Jaur Gita Govinda, Part 9


Sep 15, 2011 — CANADA (SUN) — Reprise of a 2005 month-long series on the illustrious Jaur Gita-Govinda.

Text Folio No. 17

Bhava 19

From Bhava 19 onwards, this folio takes us back to the scene of the separation of the lovers. Krsna has again moved back to the woods. Bhava 19 in folio 17 describes Krsna on the banks of the Yamuna, reminiscing on his tryst with Radha. At one place, he halts as if unable to walk. Krsna then admits that his thoughts were far away with his beloved Radha and in his mind's eye, he saw the beautiful eyes of Radha. He longs to go back to her and can contain himself no longer.

Text Folios No. 18 and 19

Bhava 20

Bhava 20 is another conversation between the sakhi and Radha. The former tells Radha of the anxiety and the anguish of Krsna. The sakhi says that it is impossible for her to describe his state and Radha must agree to meet him. She advises Radha that salvation lies only in Radha's meeting Krsna. Radha's reply is full of complaints and resentment. Krsna, according to her, does not care for her, and he ran away in the early hours of dawn. She imagines he plays and dances with others, is oblivious that Radha seeks him alone, longs for him every minute. 'I have', says Radha, 'tested him this time enough. He ran away before dawn.'

Text Folios No. 20 and 21

Bhavas 21, 22 and 23

These Bhavas continue with the sakhis advising and attempting to persuade Radha to meet Krsna. Once she rebukes her for being narrow-minded, at another time she tells her that it does not behoove one like her to behave thus when he anxiously waits for her. She compares Radha to the gardener of the flower-bed and says, how can the garden flower if its keeper is angry? She speaks of her fading away without his love, and teller her how onlookers can discern that she too pines and yearns, and wastes away without him. The sakhi asks Radha to give up her pride and meet him eye to eye. The sakhi once again loads her narration with many similies and metaphors, signs and symbols of the conventional motifs of love and asks her to merge with her Lord as the fish immerse themselves in water. She reminds Radha that the night is passing and she must not delay. Finally she entreats Radha to accompany her.

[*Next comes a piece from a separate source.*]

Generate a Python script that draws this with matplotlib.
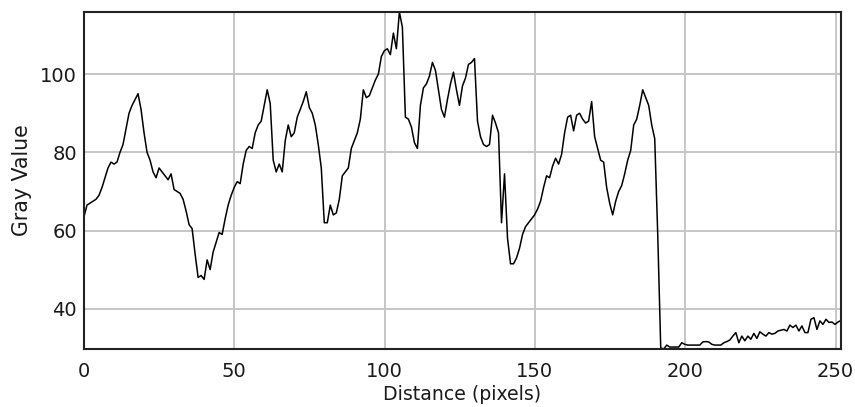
import numpy as np
import matplotlib
matplotlib.use('Agg')
import matplotlib.pyplot as plt

# gray values along the profile line
gray = [
    63.5, 66.5, 67, 67.5, 68, 69, 71, 73.5, 76, 77.5,
    77, 77.5, 80, 82, 86, 90, 92, 93.5, 95, 91,
    85, 80, 78, 75, 73.5, 76, 75, 74, 73, 74.5,
    70.5, 70, 69.5, 68, 65, 61.5, 60.5, 54, 48, 48.5,
    47.5, 52.5, 50, 54.5, 57, 59.5, 59, 63, 66.5, 69,
    71, 72.5, 72, 77, 80.5, 81.5, 81, 85, 87, 88,
    92, 96, 92.5, 78, 75, 77, 75, 83, 87, 84,
    85, 89, 91, 93, 95.5, 91.5, 90, 87, 82, 76,
    62, 62, 66.5, 64, 64.5, 68, 74, 75, 76, 81,
    83, 85, 88.5, 96, 94, 94.5, 96.5, 98.5, 100, 104.5,
    106, 106.5, 105, 110.5, 106.5, 115.9, 112, 89, 88.5, 86.5,
    82.5, 81, 92, 96.5, 97.5, 99.5, 103, 101, 96, 91,
    89, 93.5, 97.5, 100.5, 96, 92, 97, 99, 102.5, 103,
    104, 88, 84, 82, 81.5, 82, 89.5, 87.5, 85, 62,
    74.5, 58, 51.5, 51.5, 53, 55.5, 59, 61, 62, 63,
    64, 65.5, 67.5, 71, 74, 73.5, 76.5, 78.5, 77, 79.5,
    85, 89, 89.5, 85.5, 89.5, 90, 88.5, 87.5, 88, 93,
    84, 81, 78, 77.5, 71, 67, 64, 67.5, 70, 71.5,
    74.5, 78, 80.5, 87, 88.5, 92, 96, 94, 92, 87,
    83.5, 59, 30, 29.7, 30.7, 30.2, 30.2, 30.2, 30.2, 31.3,
    30.9, 30.7, 30.7, 30.7, 30.7, 30.7, 31.5, 31.6, 31.5, 30.9,
    30.7, 30.7, 30.7, 31.3, 31.6, 32, 33, 33.9, 31.3, 33,
    31.8, 33, 32.2, 33.7, 32.4, 34.1, 33.5, 33, 33.9, 33.5,
    33.7, 34.3, 34.5, 34.7, 34.3, 35.8, 35.2, 35.8, 34.3, 35.6,
    33.9, 33.9, 37.3, 37.7, 34.7, 36.9, 36, 37.3, 36.5, 36.6,
    36, 36.6, 37,
]
dist = np.linspace(0, 251.8, len(gray))

x_ticks = [0, 50, 100, 150, 200, 250]
y_ticks = [40, 60, 80, 100]

fig = plt.figure(figsize=(8.55, 4.07), dpi=100)
ax = fig.add_axes([0.0982, 0.1425, 0.8854, 0.828])

ax.plot(dist, gray, color='black', lw=1.1)

ax.set_xlim(0, 251.8)
ax.set_ylim(min(gray), max(gray))
ax.set_xticks(x_ticks)
ax.set_yticks(y_ticks)
ax.grid(True, color='#c6c6c6', lw=1.4)
ax.set_axisbelow(True)
ax.tick_params(axis='both', length=0, labelsize=14, colors='#1a1a1a')
ax.tick_params(axis='x', pad=9.5)
ax.tick_params(axis='y', pad=5)
for s in ax.spines.values():
    s.set_linewidth(1.5)
    s.set_color('#222222')

ax.set_xlabel('Distance (pixels)', fontsize=13.6, labelpad=3, color='#1a1a1a')
ax.set_ylabel('Gray Value', fontsize=14.8, labelpad=6, color='#1a1a1a')

fig.savefig('out.png', dpi=100)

Illustration Folios 17, 18 and 19

The folios portray these emotions, not by following a line sequence but by generally depicting the essence of the mood. In two sections of folio 17 there are two separate figures, each going his and her way. Krsna is moving away towards the Yamuna, while the sakhi watches and beckons him. In folios 18 and 19, Radha is seen sitting under a tree in utter loneliness in the first section of both folios. In section two of folio 18, a sakhi is seen sporting with Krsna. This may portray Radha's fears of Krsna's sporting with others.

Section 3 of folio 18 shows two stylized trees, without any human figures, suggesting a pause or an impasse in this quarrel of the divine lovers. The trees denote a silence through their static aloofness. This is in deep contrast to the mood of despair of Radha, and the anxious conversation of Krsna and the sakhi. With a minimum use of line and changes in the portrayal of eyebrows and eyes and a variety of sitting postures, the artist successfully captures the drama of the emotions of the three characters.

In the first panel of folio 19, Radha sits and pines, obviously in no mood to listen to the sakhi. There are variously sized trees, with a charming lines for the trunks. While the cross-cross lines of Radha's sari suggest her inner agitation, her posture reflects a sense of restraint and outer composure. This panel of Radha is in deep contrast with the vivacious drama playing out in the second section, where a sakhi is seen pulling at Krsna's scarf. A yellow background with red specs frames the sakhi in a very energetic light. The sakhi is apparently trying to persuade Krsna to go to Radha. She is narrating Radha's state to him. Fish swimming in the Yamuna and a solitary tree are the only observers to the drama.

Illustration folio 20 continues in the same strain with a complaining Radha, still meditating upon Krsna and his dalliance with other women. Again we see Radha talking with a parrot, who may be the proverbial messenger. We see the Yamuna below and the sky above. The colors and composition of this panel clearly communicates an ill-at-ease feeling.

In the second panel Krsna is seen with another sakhi in an animated movement of dance. Again, this might be seen as a recreation of Radha's mental imaginings. The vivacious pose, the movement of the pull in the central panel are counterpoised against the static but eloquent pose of Radha in the third section. Here, she is seen sitting in darkness, which is suggested by the appearance of a snake in the foreground. Radha sits lonely and waiting, imagining Krsna's love-play with other women. The echoes of the Gita-Govinda are many, both in the text and the illustration.